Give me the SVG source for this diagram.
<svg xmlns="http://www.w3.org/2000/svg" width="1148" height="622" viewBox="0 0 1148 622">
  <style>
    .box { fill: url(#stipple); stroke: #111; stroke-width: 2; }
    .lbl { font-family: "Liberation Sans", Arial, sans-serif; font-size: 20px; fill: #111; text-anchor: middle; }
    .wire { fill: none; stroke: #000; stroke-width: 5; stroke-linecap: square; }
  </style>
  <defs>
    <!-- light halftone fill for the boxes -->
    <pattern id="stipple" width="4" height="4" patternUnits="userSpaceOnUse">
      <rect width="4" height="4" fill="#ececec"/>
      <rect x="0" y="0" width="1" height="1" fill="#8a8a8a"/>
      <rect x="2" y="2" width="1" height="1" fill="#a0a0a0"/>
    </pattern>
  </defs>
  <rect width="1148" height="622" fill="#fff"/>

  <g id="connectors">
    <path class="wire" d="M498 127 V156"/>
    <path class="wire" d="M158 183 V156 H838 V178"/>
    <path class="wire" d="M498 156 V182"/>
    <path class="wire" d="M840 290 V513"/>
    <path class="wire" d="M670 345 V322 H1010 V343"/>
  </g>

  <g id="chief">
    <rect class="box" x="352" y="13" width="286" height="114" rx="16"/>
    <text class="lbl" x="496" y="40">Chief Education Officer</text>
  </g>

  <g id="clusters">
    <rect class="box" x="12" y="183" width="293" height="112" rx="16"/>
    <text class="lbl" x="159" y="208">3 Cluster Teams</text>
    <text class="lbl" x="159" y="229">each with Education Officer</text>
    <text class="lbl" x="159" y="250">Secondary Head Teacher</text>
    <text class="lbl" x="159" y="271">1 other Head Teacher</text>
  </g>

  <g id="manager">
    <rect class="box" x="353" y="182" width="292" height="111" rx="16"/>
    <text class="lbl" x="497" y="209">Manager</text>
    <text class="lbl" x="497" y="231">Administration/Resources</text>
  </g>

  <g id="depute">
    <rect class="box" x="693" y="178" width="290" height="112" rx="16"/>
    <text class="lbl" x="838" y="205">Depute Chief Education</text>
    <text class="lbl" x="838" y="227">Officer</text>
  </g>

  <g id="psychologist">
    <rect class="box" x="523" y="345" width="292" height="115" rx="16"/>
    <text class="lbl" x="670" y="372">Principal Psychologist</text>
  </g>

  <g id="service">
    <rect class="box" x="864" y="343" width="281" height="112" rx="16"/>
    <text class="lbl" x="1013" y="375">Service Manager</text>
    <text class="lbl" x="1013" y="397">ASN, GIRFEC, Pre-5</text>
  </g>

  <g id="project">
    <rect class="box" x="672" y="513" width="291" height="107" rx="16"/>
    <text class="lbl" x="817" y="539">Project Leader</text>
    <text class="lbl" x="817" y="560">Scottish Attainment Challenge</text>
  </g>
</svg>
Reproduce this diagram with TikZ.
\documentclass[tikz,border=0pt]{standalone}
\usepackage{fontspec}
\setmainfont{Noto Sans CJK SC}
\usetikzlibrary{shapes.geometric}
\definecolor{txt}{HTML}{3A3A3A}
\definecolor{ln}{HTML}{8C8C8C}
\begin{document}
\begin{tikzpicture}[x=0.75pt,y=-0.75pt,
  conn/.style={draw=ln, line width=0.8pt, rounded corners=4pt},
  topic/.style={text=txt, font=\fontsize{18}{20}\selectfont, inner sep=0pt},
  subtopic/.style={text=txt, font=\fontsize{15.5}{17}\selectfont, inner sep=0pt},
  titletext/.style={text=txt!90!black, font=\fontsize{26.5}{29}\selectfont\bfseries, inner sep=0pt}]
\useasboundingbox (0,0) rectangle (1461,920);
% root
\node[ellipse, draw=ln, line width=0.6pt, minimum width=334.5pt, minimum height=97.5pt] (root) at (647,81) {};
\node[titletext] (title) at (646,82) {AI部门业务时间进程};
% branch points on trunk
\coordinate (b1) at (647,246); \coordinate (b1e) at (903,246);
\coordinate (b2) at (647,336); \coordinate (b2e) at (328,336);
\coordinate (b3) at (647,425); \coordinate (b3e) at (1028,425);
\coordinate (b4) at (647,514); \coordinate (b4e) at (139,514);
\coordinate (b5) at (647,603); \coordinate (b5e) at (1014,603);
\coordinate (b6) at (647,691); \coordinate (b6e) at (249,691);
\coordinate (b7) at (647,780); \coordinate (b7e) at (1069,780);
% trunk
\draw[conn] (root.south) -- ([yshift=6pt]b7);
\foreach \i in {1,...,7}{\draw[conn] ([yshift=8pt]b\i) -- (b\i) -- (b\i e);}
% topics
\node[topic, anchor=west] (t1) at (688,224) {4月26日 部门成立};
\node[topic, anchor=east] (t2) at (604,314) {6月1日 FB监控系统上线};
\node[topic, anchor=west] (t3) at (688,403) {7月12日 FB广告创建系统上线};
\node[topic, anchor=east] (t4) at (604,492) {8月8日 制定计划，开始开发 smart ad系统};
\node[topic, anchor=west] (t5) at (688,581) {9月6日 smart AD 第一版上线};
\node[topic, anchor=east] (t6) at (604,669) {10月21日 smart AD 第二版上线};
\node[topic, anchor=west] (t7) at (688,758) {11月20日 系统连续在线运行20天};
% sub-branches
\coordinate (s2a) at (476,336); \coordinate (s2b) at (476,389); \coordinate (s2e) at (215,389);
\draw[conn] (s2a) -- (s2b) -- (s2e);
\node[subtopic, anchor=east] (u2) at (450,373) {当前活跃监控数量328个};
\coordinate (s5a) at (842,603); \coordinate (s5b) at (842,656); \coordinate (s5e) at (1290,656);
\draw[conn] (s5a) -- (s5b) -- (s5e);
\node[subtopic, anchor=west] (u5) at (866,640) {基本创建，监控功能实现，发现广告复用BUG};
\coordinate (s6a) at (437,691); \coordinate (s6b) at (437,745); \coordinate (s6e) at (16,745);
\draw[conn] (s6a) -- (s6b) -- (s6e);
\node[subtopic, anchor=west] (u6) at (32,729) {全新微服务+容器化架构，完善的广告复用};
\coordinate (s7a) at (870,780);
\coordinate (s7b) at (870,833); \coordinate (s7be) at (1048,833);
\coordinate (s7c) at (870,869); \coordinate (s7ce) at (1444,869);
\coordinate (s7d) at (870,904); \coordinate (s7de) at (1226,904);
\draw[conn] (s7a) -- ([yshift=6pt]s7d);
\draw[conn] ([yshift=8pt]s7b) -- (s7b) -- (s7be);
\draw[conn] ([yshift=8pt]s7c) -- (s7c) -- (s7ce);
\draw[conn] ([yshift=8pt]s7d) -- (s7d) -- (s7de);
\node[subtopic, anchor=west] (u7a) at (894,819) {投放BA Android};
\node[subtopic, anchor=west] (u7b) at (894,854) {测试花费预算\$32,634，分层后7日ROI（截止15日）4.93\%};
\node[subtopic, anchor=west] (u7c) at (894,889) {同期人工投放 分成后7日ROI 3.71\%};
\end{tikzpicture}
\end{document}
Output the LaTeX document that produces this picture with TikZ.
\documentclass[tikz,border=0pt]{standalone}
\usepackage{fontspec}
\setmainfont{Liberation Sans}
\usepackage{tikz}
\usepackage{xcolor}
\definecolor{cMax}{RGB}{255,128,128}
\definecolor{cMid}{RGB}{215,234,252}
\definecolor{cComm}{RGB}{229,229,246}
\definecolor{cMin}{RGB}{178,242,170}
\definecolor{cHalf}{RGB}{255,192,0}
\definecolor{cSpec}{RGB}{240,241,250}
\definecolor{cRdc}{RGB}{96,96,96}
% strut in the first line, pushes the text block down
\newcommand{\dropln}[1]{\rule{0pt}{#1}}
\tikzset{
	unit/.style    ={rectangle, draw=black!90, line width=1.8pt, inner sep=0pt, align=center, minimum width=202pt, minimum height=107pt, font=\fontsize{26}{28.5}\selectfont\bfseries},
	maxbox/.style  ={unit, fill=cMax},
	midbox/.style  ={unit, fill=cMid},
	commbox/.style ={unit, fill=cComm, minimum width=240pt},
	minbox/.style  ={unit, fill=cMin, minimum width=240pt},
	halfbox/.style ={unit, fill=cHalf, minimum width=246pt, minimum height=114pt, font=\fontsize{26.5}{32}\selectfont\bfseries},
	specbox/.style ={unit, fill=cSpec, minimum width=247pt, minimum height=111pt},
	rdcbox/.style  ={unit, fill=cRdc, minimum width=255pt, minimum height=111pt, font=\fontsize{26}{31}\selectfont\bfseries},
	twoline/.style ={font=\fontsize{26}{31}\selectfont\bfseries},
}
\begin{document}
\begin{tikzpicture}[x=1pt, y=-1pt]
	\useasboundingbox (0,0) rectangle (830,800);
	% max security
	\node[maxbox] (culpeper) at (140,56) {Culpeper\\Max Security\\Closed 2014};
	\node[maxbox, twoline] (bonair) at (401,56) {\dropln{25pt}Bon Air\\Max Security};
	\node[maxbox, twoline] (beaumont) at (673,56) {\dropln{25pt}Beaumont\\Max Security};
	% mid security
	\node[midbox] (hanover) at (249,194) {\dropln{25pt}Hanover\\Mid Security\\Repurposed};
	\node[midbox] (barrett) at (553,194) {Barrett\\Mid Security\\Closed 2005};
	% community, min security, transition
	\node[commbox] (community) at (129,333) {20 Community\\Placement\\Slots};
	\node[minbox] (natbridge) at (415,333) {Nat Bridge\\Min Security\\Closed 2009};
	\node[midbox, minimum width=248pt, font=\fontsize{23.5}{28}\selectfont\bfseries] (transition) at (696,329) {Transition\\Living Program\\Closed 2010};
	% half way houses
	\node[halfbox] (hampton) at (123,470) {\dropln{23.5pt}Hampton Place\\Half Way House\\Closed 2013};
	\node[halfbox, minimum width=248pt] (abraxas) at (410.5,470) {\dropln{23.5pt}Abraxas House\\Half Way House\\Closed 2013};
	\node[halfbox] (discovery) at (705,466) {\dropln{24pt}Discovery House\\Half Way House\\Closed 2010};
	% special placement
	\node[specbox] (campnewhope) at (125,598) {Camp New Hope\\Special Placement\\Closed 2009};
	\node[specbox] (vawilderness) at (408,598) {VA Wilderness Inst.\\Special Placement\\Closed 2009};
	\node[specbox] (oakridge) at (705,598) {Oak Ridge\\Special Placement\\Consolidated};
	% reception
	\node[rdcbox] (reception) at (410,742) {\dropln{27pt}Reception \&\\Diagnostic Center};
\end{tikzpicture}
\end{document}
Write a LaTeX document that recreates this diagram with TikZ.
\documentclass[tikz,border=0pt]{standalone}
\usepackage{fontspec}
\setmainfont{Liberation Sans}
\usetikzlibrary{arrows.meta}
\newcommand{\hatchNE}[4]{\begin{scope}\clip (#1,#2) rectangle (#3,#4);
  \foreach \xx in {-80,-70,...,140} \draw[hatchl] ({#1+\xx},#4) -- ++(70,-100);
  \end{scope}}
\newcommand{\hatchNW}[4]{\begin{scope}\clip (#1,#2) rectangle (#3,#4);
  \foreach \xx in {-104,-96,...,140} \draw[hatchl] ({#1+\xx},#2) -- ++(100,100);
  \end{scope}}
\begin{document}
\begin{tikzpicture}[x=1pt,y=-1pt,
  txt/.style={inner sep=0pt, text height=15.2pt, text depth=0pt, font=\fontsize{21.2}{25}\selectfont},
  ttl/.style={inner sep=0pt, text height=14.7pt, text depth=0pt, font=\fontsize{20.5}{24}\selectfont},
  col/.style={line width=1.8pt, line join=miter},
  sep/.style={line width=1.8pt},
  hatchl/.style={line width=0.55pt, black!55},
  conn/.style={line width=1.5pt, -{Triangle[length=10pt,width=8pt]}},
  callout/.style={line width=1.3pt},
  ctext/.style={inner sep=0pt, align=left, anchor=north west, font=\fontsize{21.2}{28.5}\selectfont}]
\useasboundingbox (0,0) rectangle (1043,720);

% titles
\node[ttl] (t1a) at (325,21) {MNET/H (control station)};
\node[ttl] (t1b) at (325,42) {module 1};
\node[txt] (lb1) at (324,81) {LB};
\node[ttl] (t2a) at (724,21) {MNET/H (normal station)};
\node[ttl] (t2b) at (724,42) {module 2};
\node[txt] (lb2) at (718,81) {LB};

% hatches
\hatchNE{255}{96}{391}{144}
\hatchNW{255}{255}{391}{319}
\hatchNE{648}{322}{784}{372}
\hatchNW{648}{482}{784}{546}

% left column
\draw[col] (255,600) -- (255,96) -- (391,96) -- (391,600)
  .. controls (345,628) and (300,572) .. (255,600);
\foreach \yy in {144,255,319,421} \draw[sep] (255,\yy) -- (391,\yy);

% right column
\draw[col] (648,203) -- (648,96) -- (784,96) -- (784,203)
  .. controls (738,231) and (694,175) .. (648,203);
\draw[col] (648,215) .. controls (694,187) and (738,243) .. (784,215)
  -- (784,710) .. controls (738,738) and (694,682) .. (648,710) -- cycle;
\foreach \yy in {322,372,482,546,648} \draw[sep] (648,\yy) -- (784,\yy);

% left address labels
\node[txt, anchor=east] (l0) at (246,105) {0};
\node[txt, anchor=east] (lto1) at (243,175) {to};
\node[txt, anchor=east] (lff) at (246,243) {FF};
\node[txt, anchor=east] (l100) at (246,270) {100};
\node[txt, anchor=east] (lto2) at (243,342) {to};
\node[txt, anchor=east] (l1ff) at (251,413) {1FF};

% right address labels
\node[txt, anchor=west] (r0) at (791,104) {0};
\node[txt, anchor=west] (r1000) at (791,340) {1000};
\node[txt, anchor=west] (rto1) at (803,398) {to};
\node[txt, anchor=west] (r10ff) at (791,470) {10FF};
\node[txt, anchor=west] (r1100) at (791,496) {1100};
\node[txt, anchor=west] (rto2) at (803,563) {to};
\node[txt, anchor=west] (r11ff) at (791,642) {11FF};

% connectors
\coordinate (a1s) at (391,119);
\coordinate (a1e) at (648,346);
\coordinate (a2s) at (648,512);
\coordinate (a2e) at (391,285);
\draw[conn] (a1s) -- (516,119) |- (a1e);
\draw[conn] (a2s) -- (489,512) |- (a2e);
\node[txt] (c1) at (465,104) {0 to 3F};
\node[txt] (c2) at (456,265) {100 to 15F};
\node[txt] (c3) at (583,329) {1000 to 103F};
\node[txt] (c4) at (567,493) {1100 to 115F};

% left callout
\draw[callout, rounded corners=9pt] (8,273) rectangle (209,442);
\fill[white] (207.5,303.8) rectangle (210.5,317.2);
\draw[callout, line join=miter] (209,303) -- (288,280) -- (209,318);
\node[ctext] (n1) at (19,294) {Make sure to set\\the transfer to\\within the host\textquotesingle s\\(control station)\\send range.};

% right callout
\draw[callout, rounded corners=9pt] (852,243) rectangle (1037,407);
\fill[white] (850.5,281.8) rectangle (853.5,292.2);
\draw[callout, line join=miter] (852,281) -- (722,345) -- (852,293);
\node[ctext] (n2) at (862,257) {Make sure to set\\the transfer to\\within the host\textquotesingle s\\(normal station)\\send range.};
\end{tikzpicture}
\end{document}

• **WHAT YOU ARE ASKED TO DO**
Return all lines with the word "this" in them.

• **FULL SOLUTION**
Give me the SVG source for this diagram.
Reproduce this diagram with TikZ.
Output the LaTeX document that produces this picture with TikZ.
Write a LaTeX document that recreates this diagram with TikZ.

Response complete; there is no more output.